======== Data excerpt ========

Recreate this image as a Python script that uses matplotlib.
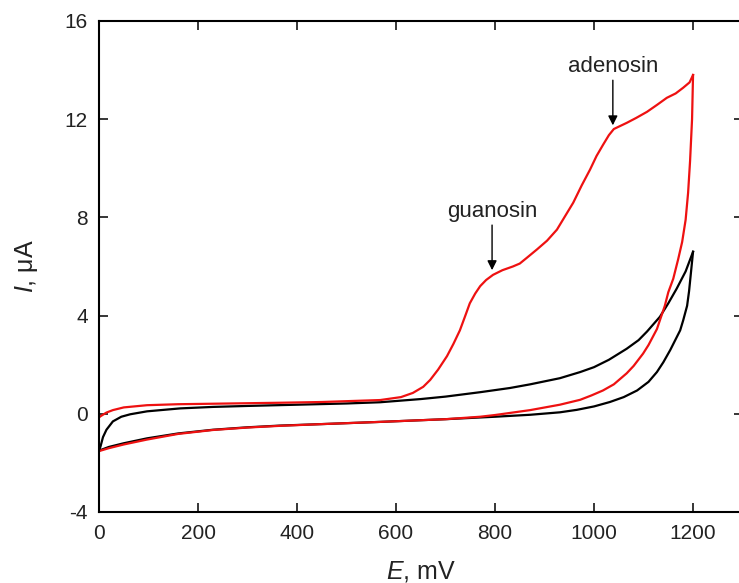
import matplotlib
matplotlib.use("Agg")
import matplotlib.pyplot as plt

plt.rcParams['font.family'] = ['Liberation Sans', 'DejaVu Sans']
plt.rcParams['mathtext.fontset'] = 'custom'
plt.rcParams['mathtext.it'] = 'Liberation Sans:italic'
plt.rcParams['mathtext.rm'] = 'Liberation Sans'
plt.rcParams['axes.unicode_minus'] = False

# Blank electrode: anodic (forward) and cathodic (return) sweeps
blank_fwd_E = [0, 3, 8, 15, 28, 45, 63, 97, 164, 230, 300, 400, 500, 568, 650, 700,
               770, 830, 871, 931, 972, 1000, 1030, 1066, 1090, 1107, 1133, 1150,
               1167, 1185, 1200]
blank_fwd_I = [-1.5, -1.33, -0.95, -0.65, -0.31, -0.12, -0.02, 0.1, 0.22, 0.28, 0.32,
               0.37, 0.42, 0.47, 0.6, 0.7, 0.88, 1.05, 1.2, 1.45, 1.7, 1.9, 2.2, 2.65,
               3.0, 3.35, 3.95, 4.5, 5.1, 5.8, 6.6]
blank_rev_E = [1200, 1196, 1192, 1188, 1180, 1174, 1164, 1154, 1140, 1127, 1110, 1087,
               1060, 1032, 1000, 965, 931, 871, 800, 700, 568, 450, 366, 300, 230, 160,
               97, 50, 20, 0]
blank_rev_I = [6.6, 5.8, 5.0, 4.4, 3.8, 3.4, 3.0, 2.6, 2.1, 1.7, 1.3, 0.95, 0.68, 0.48,
               0.3, 0.16, 0.06, -0.04, -0.12, -0.22, -0.33, -0.42, -0.48, -0.55, -0.65,
               -0.8, -1.0, -1.2, -1.35, -1.5]

# Sample with guanosine and adenosine oxidation waves
sample_fwd_E = [0, 3, 15, 28, 50, 97, 160, 230, 366, 450, 568, 610, 634, 655, 669, 685,
                703, 716, 729, 740, 749, 760, 770, 782, 796, 815, 836, 850, 864, 885,
                905, 925, 940, 958, 975, 992, 1005, 1018, 1030, 1040, 1066, 1085, 1107,
                1127, 1147, 1165, 1180, 1193, 1200]
sample_fwd_I = [-0.15, -0.1, 0.05, 0.15, 0.26, 0.35, 0.39, 0.41, 0.45, 0.48, 0.56, 0.68,
                0.85, 1.1, 1.38, 1.8, 2.35, 2.85, 3.4, 4.0, 4.5, 4.9, 5.2, 5.45, 5.66,
                5.85, 6.0, 6.12, 6.35, 6.7, 7.05, 7.5, 8.0, 8.6, 9.3, 9.95, 10.5, 10.95,
                11.35, 11.6, 11.85, 12.05, 12.3, 12.58, 12.87, 13.05, 13.28, 13.5, 13.8]
sample_rev_E = [1200, 1198, 1194, 1190, 1185, 1178, 1170, 1160, 1150, 1143, 1127, 1110,
                1099, 1080, 1066, 1040, 1018, 995, 972, 931, 871, 800, 770, 700, 568,
                450, 366, 300, 230, 160, 97, 50, 20, 0]
sample_rev_I = [13.8, 12.0, 10.3, 9.0, 7.9, 7.0, 6.3, 5.5, 4.95, 4.4, 3.45, 2.8, 2.45,
                1.95, 1.65, 1.2, 0.95, 0.75, 0.57, 0.37, 0.15, -0.05, -0.12, -0.22,
                -0.33, -0.42, -0.49, -0.56, -0.66, -0.82, -1.05, -1.25, -1.4, -1.52]

# Peak annotations: label, arrow tip (E, I)
peak_labels = ["guanosin", "adenosin"]
peak_E = [794, 1038]
peak_I = [5.8, 11.7]

x_ticks = [0, 200, 400, 600, 800, 1000, 1200]
y_ticks = [-4, 0, 4, 8, 12, 16]

fig = plt.figure(figsize=(7.39, 5.83), dpi=100)
ax = fig.add_axes([0.134, 0.1218, 0.8708, 0.8422])

ax.plot(blank_fwd_E, blank_fwd_I, color='black', lw=1.6)
ax.plot(blank_rev_E, blank_rev_I, color='black', lw=1.6)
ax.plot(sample_fwd_E, sample_fwd_I, color='#ee1111', lw=1.6)
ax.plot(sample_rev_E, sample_rev_I, color='#ee1111', lw=1.6)

for lab, e, i in zip(peak_labels, peak_E, peak_I):
    ax.annotate(lab, xy=(e, i + 0.05), xytext=(e, i + 2.0),
                ha='center', va='bottom', fontsize=16, color='#222222',
                arrowprops=dict(arrowstyle='-|>', color='black', lw=1.0,
                                mutation_scale=14, shrinkA=0, shrinkB=0))

ax.set_xlim(0, 1300)
ax.set_ylim(-4, 16)
ax.set_xticks(x_ticks)
ax.set_yticks(y_ticks)
ax.tick_params(direction='in', length=6.5, width=1.1, labelsize=15,
               labelcolor='#222222', top=True, right=True)
ax.tick_params(axis='x', pad=9)
ax.tick_params(axis='y', pad=8)
for s in ax.spines.values():
    s.set_linewidth(1.5)

ax.set_xlabel(r'$\mathit{E}$, mV', fontsize=18, labelpad=11, color='#222222')
ax.set_ylabel(r'$\mathit{I}$, μA', fontsize=18, labelpad=18, color='#222222')

fig.savefig('out.png', dpi=100)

========

Brief
Repeat the lines above, starting at the first and stopping after the line that holds "plt.rcParams['axes.unicode_minus'] = False", with the pictures left out.

Task solution
Recreate this image as a Python script that uses matplotlib.
import matplotlib
matplotlib.use("Agg")
import matplotlib.pyplot as plt

plt.rcParams['font.family'] = ['Liberation Sans', 'DejaVu Sans']
plt.rcParams['mathtext.fontset'] = 'custom'
plt.rcParams['mathtext.it'] = 'Liberation Sans:italic'
plt.rcParams['mathtext.rm'] = 'Liberation Sans'
plt.rcParams['axes.unicode_minus'] = False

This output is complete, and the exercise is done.